What I soon discovered was that long distance hiking is also an inward journey.  Since you carry everything on your back, you soon discover what is important and shed the unnecessary, heavy, and luxury items.  There is also internal baggage we carry. Resentments, intolerance, pride, self-indulgence are slowly eliminated and hopefully dropped forever. 

It was only after I completed the trail that I realized something more intangible.  I wanted to discover the wisdom, sadness, beauty, happiness, and transcendence of life, all of which seemed to be lurking in the wilderness.  Perhaps, it was all within my soul. I just needed to remove the cobweb of distractions to discover more significant truths.

Africa

It hit me between the eyes and right in my heart when I read what a friend wrote in her South Africa reflection.

“This place, my work…this family has changed my life to the core.  They have taught me to open my eyes to the world — to fully see the beauty and sweetness of raw life, to embrace brokenness in order to become whole and alive.  Working with the poor is not glorious — in a sense of feeling warm fuzzies because I made someone smile today or tried to play the role of God or Santa Claus in their life — those things are fake.  Caring for the poor is easy, it’s knowing the poor that ties you in knots.

It forces me to wrestle with tough questions that I didn’t have to before because they were hidden by my privilege, by my whiteness, by my ignorance.  To be honest…it stings…this whole refining process…sometimes I wish I could just purge parts of my identity out of me.  Why is it that I have grown up to reduce Christianity to judgment, morality, tradition and even habit? Yes, it is about having an authentic relationship with Christ, but why did I slap my neighbor in the face by doing nothing?  When my poor brothers and sisters read the scriptures, they cling to Jesus’ words when he speaks about the poor — why am I finally waking up to them? Because I grew up in suburbia does that mean that these verses don’t apply to me?  That I can simply reduce them to charity if I have time?

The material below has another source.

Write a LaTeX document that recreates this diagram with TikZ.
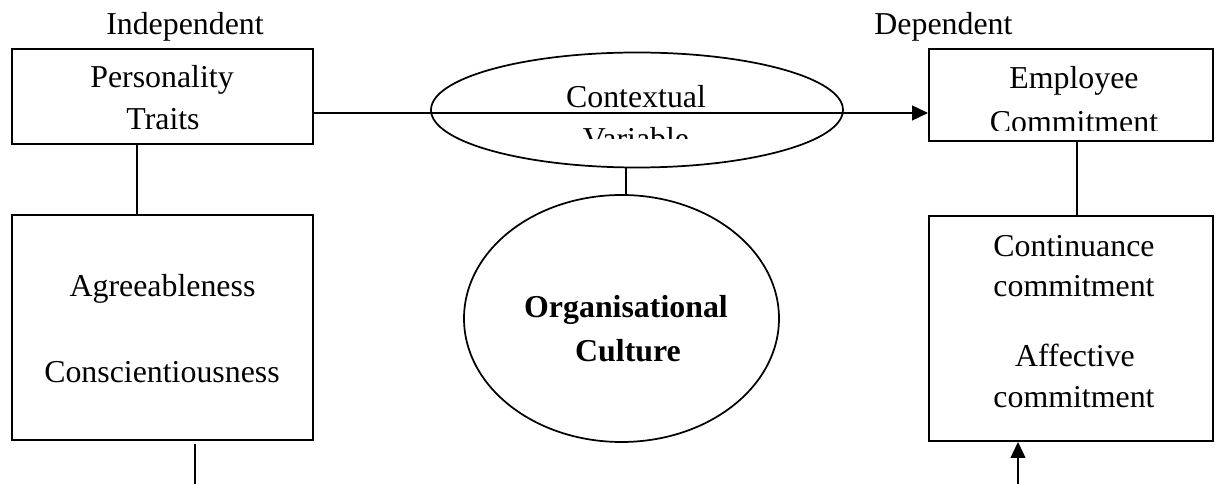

God is teaching me that engaging with these complicated, integrated issues of poverty (oppression, unemployment, HIV/AIDS, illiteracy, exploitation, poor housing, crime, hunger, exclusion…) is not optional for someone who claims to follow Christ — it is a mark of a Christian.  In this life I have been born into a land of plenty and my privileged skin has given me a voice — how am I going to speak, and will it be worthwhile? Repenting of this ugliness inside me is only the first step — how am I going to live the rest of my life? Ali Jacobs October 22, 2007.

That was the central question I asked myself every day of the walk and continue to do so.